**Data lines**
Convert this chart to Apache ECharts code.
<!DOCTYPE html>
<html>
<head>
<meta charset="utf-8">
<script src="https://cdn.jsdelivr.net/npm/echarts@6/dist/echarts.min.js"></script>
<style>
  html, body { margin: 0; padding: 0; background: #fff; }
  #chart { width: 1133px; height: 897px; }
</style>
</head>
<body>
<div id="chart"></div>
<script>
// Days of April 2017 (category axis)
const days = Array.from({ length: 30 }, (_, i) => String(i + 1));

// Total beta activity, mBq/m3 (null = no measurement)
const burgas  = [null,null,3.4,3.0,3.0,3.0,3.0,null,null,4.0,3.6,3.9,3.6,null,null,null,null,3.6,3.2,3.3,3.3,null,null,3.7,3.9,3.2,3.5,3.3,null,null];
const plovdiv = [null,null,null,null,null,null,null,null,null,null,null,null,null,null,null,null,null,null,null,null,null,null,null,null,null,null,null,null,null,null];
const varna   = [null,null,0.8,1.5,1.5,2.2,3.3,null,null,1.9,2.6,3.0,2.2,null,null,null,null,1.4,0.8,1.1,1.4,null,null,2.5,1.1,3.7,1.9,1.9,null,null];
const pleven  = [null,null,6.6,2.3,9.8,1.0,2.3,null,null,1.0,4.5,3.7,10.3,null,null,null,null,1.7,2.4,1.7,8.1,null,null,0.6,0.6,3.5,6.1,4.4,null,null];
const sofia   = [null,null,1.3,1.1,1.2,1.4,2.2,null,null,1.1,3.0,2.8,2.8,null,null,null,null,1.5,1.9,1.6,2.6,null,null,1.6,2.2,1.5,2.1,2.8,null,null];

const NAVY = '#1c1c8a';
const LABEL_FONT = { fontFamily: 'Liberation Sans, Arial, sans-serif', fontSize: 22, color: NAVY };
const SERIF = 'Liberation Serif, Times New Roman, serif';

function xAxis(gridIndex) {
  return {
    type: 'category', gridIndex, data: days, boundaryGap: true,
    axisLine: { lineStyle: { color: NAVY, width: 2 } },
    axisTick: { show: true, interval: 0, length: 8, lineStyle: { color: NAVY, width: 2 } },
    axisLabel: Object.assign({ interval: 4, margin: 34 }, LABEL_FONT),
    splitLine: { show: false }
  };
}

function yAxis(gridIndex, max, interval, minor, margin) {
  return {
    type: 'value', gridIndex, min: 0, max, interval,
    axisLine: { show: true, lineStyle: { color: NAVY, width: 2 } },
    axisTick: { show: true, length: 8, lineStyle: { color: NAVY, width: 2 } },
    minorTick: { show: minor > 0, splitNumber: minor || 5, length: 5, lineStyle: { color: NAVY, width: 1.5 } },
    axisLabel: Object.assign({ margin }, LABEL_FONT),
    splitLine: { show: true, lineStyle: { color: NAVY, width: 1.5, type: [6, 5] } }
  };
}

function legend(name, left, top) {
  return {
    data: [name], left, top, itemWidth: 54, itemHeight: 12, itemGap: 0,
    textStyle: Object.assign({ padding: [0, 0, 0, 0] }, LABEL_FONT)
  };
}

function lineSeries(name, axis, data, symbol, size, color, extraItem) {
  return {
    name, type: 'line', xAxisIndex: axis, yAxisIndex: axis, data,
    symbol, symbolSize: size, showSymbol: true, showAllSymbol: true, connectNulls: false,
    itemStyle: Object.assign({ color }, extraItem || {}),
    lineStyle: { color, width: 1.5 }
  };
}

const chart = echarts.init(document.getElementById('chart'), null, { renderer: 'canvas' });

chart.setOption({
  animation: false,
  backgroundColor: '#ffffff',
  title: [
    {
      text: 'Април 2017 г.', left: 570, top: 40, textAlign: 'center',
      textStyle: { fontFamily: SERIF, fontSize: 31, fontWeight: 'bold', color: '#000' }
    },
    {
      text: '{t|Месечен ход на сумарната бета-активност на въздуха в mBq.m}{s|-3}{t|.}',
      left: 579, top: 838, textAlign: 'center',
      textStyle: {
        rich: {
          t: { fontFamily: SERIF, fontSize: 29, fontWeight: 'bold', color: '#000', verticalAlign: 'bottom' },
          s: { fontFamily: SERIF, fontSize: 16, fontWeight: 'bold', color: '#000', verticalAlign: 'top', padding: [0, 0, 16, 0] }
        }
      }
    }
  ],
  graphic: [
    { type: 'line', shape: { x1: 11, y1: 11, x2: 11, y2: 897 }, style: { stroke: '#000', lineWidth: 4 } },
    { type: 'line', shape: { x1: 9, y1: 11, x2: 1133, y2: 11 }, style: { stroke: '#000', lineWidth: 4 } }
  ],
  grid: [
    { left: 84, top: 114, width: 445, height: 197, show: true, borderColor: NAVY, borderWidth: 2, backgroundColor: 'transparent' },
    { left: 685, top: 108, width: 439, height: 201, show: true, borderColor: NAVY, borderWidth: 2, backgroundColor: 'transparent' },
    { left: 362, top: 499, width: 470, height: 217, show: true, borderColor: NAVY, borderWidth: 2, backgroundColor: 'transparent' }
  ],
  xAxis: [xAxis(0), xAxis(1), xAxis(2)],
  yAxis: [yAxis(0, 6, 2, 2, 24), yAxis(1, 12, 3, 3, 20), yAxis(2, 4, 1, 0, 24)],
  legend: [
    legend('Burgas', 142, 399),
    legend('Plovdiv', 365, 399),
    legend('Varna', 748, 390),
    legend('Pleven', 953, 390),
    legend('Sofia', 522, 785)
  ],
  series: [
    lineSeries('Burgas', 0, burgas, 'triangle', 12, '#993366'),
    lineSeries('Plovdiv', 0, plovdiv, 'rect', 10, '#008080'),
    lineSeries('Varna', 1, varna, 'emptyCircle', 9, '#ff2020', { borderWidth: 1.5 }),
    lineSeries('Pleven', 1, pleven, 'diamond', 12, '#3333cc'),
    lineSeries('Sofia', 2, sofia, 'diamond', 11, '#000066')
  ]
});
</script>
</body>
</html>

**What to do**
Reproduce the material in full, with no word added or dropped.

**Exercise response**
Convert this chart to Apache ECharts code.
<!DOCTYPE html>
<html>
<head>
<meta charset="utf-8">
<script src="https://cdn.jsdelivr.net/npm/echarts@6/dist/echarts.min.js"></script>
<style>
  html, body { margin: 0; padding: 0; background: #fff; }
  #chart { width: 1133px; height: 897px; }
</style>
</head>
<body>
<div id="chart"></div>
<script>
// Days of April 2017 (category axis)
const days = Array.from({ length: 30 }, (_, i) => String(i + 1));

// Total beta activity, mBq/m3 (null = no measurement)
const burgas  = [null,null,3.4,3.0,3.0,3.0,3.0,null,null,4.0,3.6,3.9,3.6,null,null,null,null,3.6,3.2,3.3,3.3,null,null,3.7,3.9,3.2,3.5,3.3,null,null];
const plovdiv = [null,null,null,null,null,null,null,null,null,null,null,null,null,null,null,null,null,null,null,null,null,null,null,null,null,null,null,null,null,null];
const varna   = [null,null,0.8,1.5,1.5,2.2,3.3,null,null,1.9,2.6,3.0,2.2,null,null,null,null,1.4,0.8,1.1,1.4,null,null,2.5,1.1,3.7,1.9,1.9,null,null];
const pleven  = [null,null,6.6,2.3,9.8,1.0,2.3,null,null,1.0,4.5,3.7,10.3,null,null,null,null,1.7,2.4,1.7,8.1,null,null,0.6,0.6,3.5,6.1,4.4,null,null];
const sofia   = [null,null,1.3,1.1,1.2,1.4,2.2,null,null,1.1,3.0,2.8,2.8,null,null,null,null,1.5,1.9,1.6,2.6,null,null,1.6,2.2,1.5,2.1,2.8,null,null];

const NAVY = '#1c1c8a';
const LABEL_FONT = { fontFamily: 'Liberation Sans, Arial, sans-serif', fontSize: 22, color: NAVY };
const SERIF = 'Liberation Serif, Times New Roman, serif';

function xAxis(gridIndex) {
  return {
    type: 'category', gridIndex, data: days, boundaryGap: true,
    axisLine: { lineStyle: { color: NAVY, width: 2 } },
    axisTick: { show: true, interval: 0, length: 8, lineStyle: { color: NAVY, width: 2 } },
    axisLabel: Object.assign({ interval: 4, margin: 34 }, LABEL_FONT),
    splitLine: { show: false }
  };
}

function yAxis(gridIndex, max, interval, minor, margin) {
  return {
    type: 'value', gridIndex, min: 0, max, interval,
    axisLine: { show: true, lineStyle: { color: NAVY, width: 2 } },
    axisTick: { show: true, length: 8, lineStyle: { color: NAVY, width: 2 } },
    minorTick: { show: minor > 0, splitNumber: minor || 5, length: 5, lineStyle: { color: NAVY, width: 1.5 } },
    axisLabel: Object.assign({ margin }, LABEL_FONT),
    splitLine: { show: true, lineStyle: { color: NAVY, width: 1.5, type: [6, 5] } }
  };
}

function legend(name, left, top) {
  return {
    data: [name], left, top, itemWidth: 54, itemHeight: 12, itemGap: 0,
    textStyle: Object.assign({ padding: [0, 0, 0, 0] }, LABEL_FONT)
  };
}

function lineSeries(name, axis, data, symbol, size, color, extraItem) {
  return {
    name, type: 'line', xAxisIndex: axis, yAxisIndex: axis, data,
    symbol, symbolSize: size, showSymbol: true, showAllSymbol: true, connectNulls: false,
    itemStyle: Object.assign({ color }, extraItem || {}),
    lineStyle: { color, width: 1.5 }
  };
}

const chart = echarts.init(document.getElementById('chart'), null, { renderer: 'canvas' });

chart.setOption({
  animation: false,
  backgroundColor: '#ffffff',
  title: [
    {
      text: 'Април 2017 г.', left: 570, top: 40, textAlign: 'center',
      textStyle: { fontFamily: SERIF, fontSize: 31, fontWeight: 'bold', color: '#000' }
    },
    {
      text: '{t|Месечен ход на сумарната бета-активност на въздуха в mBq.m}{s|-3}{t|.}',
      left: 579, top: 838, textAlign: 'center',
      textStyle: {
        rich: {
          t: { fontFamily: SERIF, fontSize: 29, fontWeight: 'bold', color: '#000', verticalAlign: 'bottom' },
          s: { fontFamily: SERIF, fontSize: 16, fontWeight: 'bold', color: '#000', verticalAlign: 'top', padding: [0, 0, 16, 0] }
        }
      }
    }
  ],
  graphic: [
    { type: 'line', shape: { x1: 11, y1: 11, x2: 11, y2: 897 }, style: { stroke: '#000', lineWidth: 4 } },
    { type: 'line', shape: { x1: 9, y1: 11, x2: 1133, y2: 11 }, style: { stroke: '#000', lineWidth: 4 } }
  ],
  grid: [
    { left: 84, top: 114, width: 445, height: 197, show: true, borderColor: NAVY, borderWidth: 2, backgroundColor: 'transparent' },
    { left: 685, top: 108, width: 439, height: 201, show: true, borderColor: NAVY, borderWidth: 2, backgroundColor: 'transparent' },
    { left: 362, top: 499, width: 470, height: 217, show: true, borderColor: NAVY, borderWidth: 2, backgroundColor: 'transparent' }
  ],
  xAxis: [xAxis(0), xAxis(1), xAxis(2)],
  yAxis: [yAxis(0, 6, 2, 2, 24), yAxis(1, 12, 3, 3, 20), yAxis(2, 4, 1, 0, 24)],
  legend: [
    legend('Burgas', 142, 399),
    legend('Plovdiv', 365, 399),
    legend('Varna', 748, 390),
    legend('Pleven', 953, 390),
    legend('Sofia', 522, 785)
  ],
  series: [
    lineSeries('Burgas', 0, burgas, 'triangle', 12, '#993366'),
    lineSeries('Plovdiv', 0, plovdiv, 'rect', 10, '#008080'),
    lineSeries('Varna', 1, varna, 'emptyCircle', 9, '#ff2020', { borderWidth: 1.5 }),
    lineSeries('Pleven', 1, pleven, 'diamond', 12, '#3333cc'),
    lineSeries('Sofia', 2, sofia, 'diamond', 11, '#000066')
  ]
});
</script>
</body>
</html>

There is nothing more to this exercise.